6. Options for existing policyholders

The fact that the new law does not apply retrospectively is creating some rather complicated situations for people who already had policies in place before Sept 1.

Given this complex backdrop, the Life Insurance Association encourages policyholders to check with their insurers before making fresh nominations.

Here are some of the possible scenarios you might confront:

* If you own policies bought before Sept 1 and have never made any nominations, you can now make a revocable or trust nomination under the new law.
* If you named your spouse or children as beneficiaries, you have created a statutory trust under Section 73 of the Conveyancing and Law of Property Act and your nominees will continue to be recognised. The new law does not apply retrospectively, so it has no impact.
* If you had named people other than your spouse or children as nominees, the new law will let you make fresh nominations in your plan.
* If you had named your spouse or children and other people or relatives, your ability to make nominations under the new law will depend on the status of these nominations and the terms of your existing policy. You may have to seek legal advice.

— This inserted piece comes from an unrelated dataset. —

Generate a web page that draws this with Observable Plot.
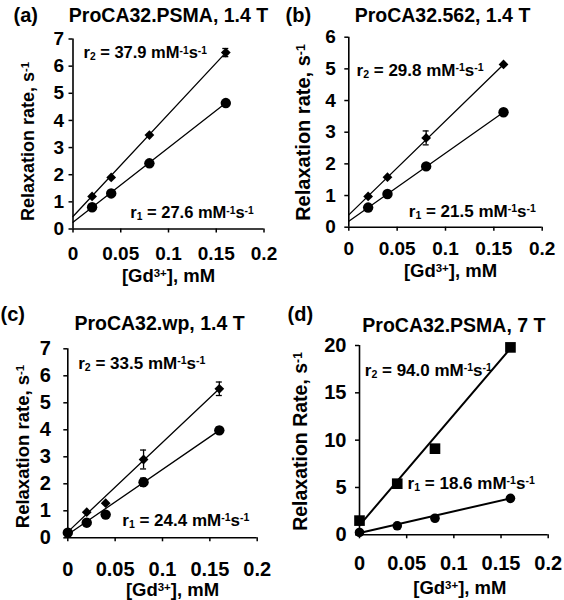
<!DOCTYPE html>
<html><head><meta charset="utf-8">
<script src="https://cdn.jsdelivr.net/npm/d3@7"></script>
<script src="https://cdn.jsdelivr.net/npm/@observablehq/plot@0.6"></script>
<style>
body{margin:0;background:#fff;}
#wrap{position:relative;width:564px;height:600px;overflow:hidden;}
.panel{position:absolute;width:282px;height:300px;}
</style></head><body><div id="wrap"></div>
<script>
// ---------- data ----------
const xTicks = [0, 0.05, 0.1, 0.15, 0.2];
const xTickLabels = ["0", "0.05", "0.1", "0.15", "0.2"];
const fitX = [0, 0.16];

// (a) ProCA32.PSMA, 1.4 T
const aConc = [0.02, 0.04, 0.08, 0.16];
const aR2 = [1.2, 1.9, 3.46, 6.5];
const aR2err = [0, 0, 0, 0.15];
const aR1 = [0.8, 1.31, 2.42, 4.64];
const aR1err = [0, 0, 0, 0];
const aFitR2 = [0.46, 6.5];
const aFitR1 = [0.25, 4.64];
const aYTicks = [0, 1, 2, 3, 4, 5, 6, 7];

// (b) ProCA32.562, 1.4 T
const bConc = [0.02, 0.04, 0.08, 0.16];
const bR2 = [0.97, 1.58, 2.82, 5.14];
const bR2err = [0, 0, 0.22, 0];
const bR1 = [0.62, 1.05, 1.92, 3.63];
const bR1err = [0, 0, 0, 0];
const bFitR2 = [0.39, 5.14];
const bFitR1 = [0.19, 3.63];
const bYTicks = [0, 1, 2, 3, 4, 5, 6];

// (c) ProCA32.wp, 1.4 T
const cConc = [0, 0.02, 0.04, 0.08, 0.16];
const cR2 = [0.21, 0.95, 1.28, 2.9, 5.52];
const cR2err = [0, 0, 0, 0.35, 0.25];
const cR1 = [0.19, 0.56, 0.86, 2.06, 3.98];
const cR1err = [0, 0, 0, 0.15, 0.12];
const cFitR2 = [0.22, 5.52];
const cFitR1 = [0.12, 3.98];
const cYTicks = [0, 1, 2, 3, 4, 5, 6, 7];

// (d) ProCA32.PSMA, 7 T
const dConc = [0, 0.04, 0.08, 0.16];
const dR2 = [1.5, 5.4, 9.1, 19.8];
const dR2err = [0, 0, 0, 0];
const dR1 = [0.25, 0.95, 1.75, 3.85];
const dR1err = [0, 0, 0, 0];
const dFitR2 = [1.0, 19.7];
const dFitR1 = [0.2, 3.85];
const dYTicks = [0, 5, 10, 15, 20];

// ---------- panel layout / text ----------
const panels = [
  {id:"a", left:0, top:0, letter:"(a)", title:"ProCA32.PSMA, 1.4 T", ylabel:"Relaxation rate, s^{-1}",
   conc:aConc, r2:aR2, r2e:aR2err, r1:aR1, r1e:aR1err, fit2:aFitR2, fit1:aFitR1, yTicks:aYTicks, r2sym:"diamond2",
   r2text:"r_{2} = 37.9 mM^{-1}s^{-1}", r1text:"r_{1} = 27.6 mM^{-1}s^{-1}",
   r2pos:[0.011, 6.5], r1pos:[0.060, 0.6],
   ml:72.5, mr:18.5, mt:38.5, mb:71.5, titleY:15, titleDx:0, letterX:13, letterY:15,
   ylabX:28, ylabY:141, ylabSize:18, xlabY:276, xlabDx:0, tickSize:19, annSize:16.5, yPad:5, xPad:13},
  {id:"b", left:282, top:0, letter:"(b)", title:"ProCA32.562, 1.4 T", ylabel:"Relaxation rate, s^{-1}",
   conc:bConc, r2:bR2, r2e:bR2err, r1:bR1, r1e:bR1err, fit2:bFitR2, fit1:bFitR1, yTicks:bYTicks, r2sym:"diamond2",
   r2text:"r_{2} = 29.8 mM^{-1}s^{-1}", r1text:"r_{1} = 21.5 mM^{-1}s^{-1}",
   r2pos:[0.008, 4.94], r1pos:[0.062, 0.5],
   ml:66.3, mr:22.3, mt:36.7, mb:73.3, titleY:15, titleDx:-3, letterX:3, letterY:15,
   ylabX:21.5, ylabY:132, ylabSize:20, xlabY:271, xlabDx:5, tickSize:19, annSize:17, yPad:9, xPad:10},
  {id:"c", left:0, top:300, letter:"(c)", title:"ProCA32.wp, 1.4 T", ylabel:"Relaxation rate, s^{-1}",
   conc:cConc, r2:cR2, r2e:cR2err, r1:cR1, r1e:cR1err, fit2:cFitR2, fit1:cFitR1, yTicks:cYTicks, r2sym:"diamond2",
   r2text:"r_{2} = 33.5 mM^{-1}s^{-1}", r1text:"r_{1} = 24.4 mM^{-1}s^{-1}",
   r2pos:[0.011, 6.44], r1pos:[0.0575, 0.64],
   ml:67.3, mr:25.3, mt:48.3, mb:62.7, titleY:23, titleDx:-3, letterX:0, letterY:14,
   ylabX:22.5, ylabY:146, ylabSize:18.5, xlabY:290, xlabDx:10, tickSize:20, annSize:17, yPad:13, xPad:20},
  {id:"d", left:282, top:300, letter:"(d)", title:"ProCA32.PSMA, 7 T", ylabel:"Relaxation Rate, s^{-1}",
   conc:dConc, r2:dR2, r2e:dR2err, r1:dR1, r1e:dR1err, fit2:dFitR2, fit1:dFitR1, yTicks:dYTicks, r2sym:"square",
   r2text:"r_{2} = 94.0 mM^{-1}s^{-1}", r1text:"r_{1} = 18.6 mM^{-1}s^{-1}",
   r2pos:[0.0056, 17.4], r1pos:[0.051, 5.45],
   ml:77, mr:16.3, mt:45, mb:65.7, titleY:25, titleDx:0, letterX:5, letterY:14,
   ylabX:18.5, ylabY:141, ylabSize:19.5, xlabY:288, xlabDx:6, tickSize:20, annSize:17, yPad:9, xPad:17}
];

function richify(textEl) {
  const s = textEl.textContent;
  textEl.textContent = "";
  const re = /([_^])\{([^}]*)\}|([^_^]+)/g;
  let m;
  while ((m = re.exec(s))) {
    const t = document.createElementNS("http://www.w3.org/2000/svg", "tspan");
    if (m[1]) {
      t.textContent = m[2];
      t.setAttribute("font-size", "62%");
      t.setAttribute("baseline-shift", m[1] === "^" ? "42%" : "-22%");
    } else {
      t.textContent = m[3];
    }
    textEl.appendChild(t);
  }
}

const wrap = document.getElementById("wrap");
for (const p of panels) {
  const yMax = p.yTicks[p.yTicks.length - 1];
  const pts = [];
  p.conc.forEach((x, i) => {
    pts.push({x, y: p.r2[i], e: p.r2e[i], s: "r2"});
    pts.push({x, y: p.r1[i], e: p.r1e[i], s: "r1"});
  });
  const errs = pts.filter(d => d.e > 0);
  const fit2 = fitX.map((x, i) => ({x, y: p.fit2[i]}));
  const fit1 = fitX.map((x, i) => ({x, y: p.fit1[i]}));
  const frameW = 282 - p.ml - p.mr;
  const capHalf = 3 / frameW * 0.2;
  const r2Dots = pts.filter(d => d.s === "r2"), r1Dots = pts.filter(d => d.s === "r1");

  const chart = Plot.plot({
    width: 282, height: 300,
    marginLeft: p.ml, marginRight: p.mr, marginTop: p.mt, marginBottom: p.mb,
    style: {fontFamily: "'Liberation Sans', Arial, sans-serif", fontWeight: "bold", color: "#000", background: "#fff", overflow: "visible"},
    x: {domain: [0, 0.2]},
    y: {domain: [0, yMax]},
    marks: [
      Plot.axisX({ticks: xTicks, tickFormat: d => xTickLabels[xTicks.indexOf(d)], tickSize: 4, tickPadding: p.xPad, fontSize: p.tickSize, fontWeight: "bold", label: null, strokeWidth: 1.5, stroke: "#000", fill: "#000"}),
      Plot.axisY({ticks: p.yTicks, tickFormat: d => String(d), tickSize: 4, tickPadding: p.yPad, fontSize: p.tickSize, fontWeight: "bold", label: null, strokeWidth: 1.5, stroke: "#000", fill: "#000"}),
      Plot.ruleX([0], {stroke: "#000", strokeWidth: 1.6}),
      Plot.ruleY([0], {stroke: "#000", strokeWidth: 1.6}),
      Plot.line(fit2, {x: "x", y: "y", stroke: "#000", strokeWidth: p.id === "d" ? 2 : 1.3}),
      Plot.line(fit1, {x: "x", y: "y", stroke: "#000", strokeWidth: p.id === "d" ? 2 : 1.3}),
      Plot.ruleX(errs, {x: "x", y1: d => d.y - d.e, y2: d => d.y + d.e, stroke: "#000", strokeWidth: 1.3}),
      Plot.ruleY(errs, {y: d => d.y + d.e, x1: d => d.x - capHalf, x2: d => d.x + capHalf, stroke: "#000", strokeWidth: 1.3}),
      Plot.ruleY(errs, {y: d => d.y - d.e, x1: d => d.x - capHalf, x2: d => d.x + capHalf, stroke: "#000", strokeWidth: 1.3}),
      Plot.dot(r2Dots, {x: "x", y: "y", symbol: () => p.r2sym, fill: "#000", stroke: "none", r: p.r2sym === "square" ? 6 : 4.4}),
      Plot.dot(r1Dots, {x: "x", y: "y", symbol: () => "circle", fill: "#000", stroke: "none", r: p.id === "d" ? 4.8 : 5.2}),
      Plot.text([p.r2text], {x: () => p.r2pos[0], y: () => p.r2pos[1], text: d => d, textAnchor: "start", fontSize: p.annSize, fontWeight: "bold", fill: "#000", className: "rich"}),
      Plot.text([p.r1text], {x: () => p.r1pos[0], y: () => p.r1pos[1], text: d => d, textAnchor: "start", fontSize: p.annSize, fontWeight: "bold", fill: "#000", className: "rich"}),
      Plot.text([p.title], {frameAnchor: "top", dy: p.titleY - p.mt, dx: p.titleDx, lineAnchor: "middle", text: d => d, fontSize: 19.5, fontWeight: "bold", fill: "#000"}),
      Plot.text([p.letter], {frameAnchor: "top-left", dx: p.letterX - p.ml, dy: p.letterY - p.mt, lineAnchor: "middle", textAnchor: "start", text: d => d, fontSize: 20, fontWeight: "bold", fill: "#000"}),
      Plot.text([p.ylabel], {frameAnchor: "top-left", dx: p.ylabX - p.ml, dy: p.ylabY - p.mt, rotate: -90, lineAnchor: "middle", textAnchor: "middle", text: d => d, fontSize: p.ylabSize, fontWeight: "bold", fill: "#000", className: "rich"}),
      Plot.text(["[Gd^{3+}], mM"], {frameAnchor: "bottom", dx: p.xlabDx, dy: p.xlabY - (300 - p.mb), lineAnchor: "middle", text: d => d, fontSize: 18.5, fontWeight: "bold", fill: "#000", className: "rich"})
    ]
  });
  chart.querySelectorAll("g.rich text").forEach(richify);
  const div = document.createElement("div");
  div.className = "panel";
  div.style.left = p.left + "px";
  div.style.top = p.top + "px";
  div.appendChild(chart);
  wrap.appendChild(div);
}
</script></body></html>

7. If you do not make a nomination

In the absence of a valid nomination, the insurer may pay up to the first $150,000 of proceeds from a policy to a proper claimant. The balance will form part of the deceased's estate and will be distributed according to the intestate law or a will.

8. What to do before making a nomination

First, decide whom you want to name as your nominee(s). Also use the right form and specify the proportion of benefits you want each nominee to receive, ensuring that they add up to 100 per cent of the policy proceeds.

Ensure all details of each nominee are accurate and that the witnesses meet the requirements set out in the form.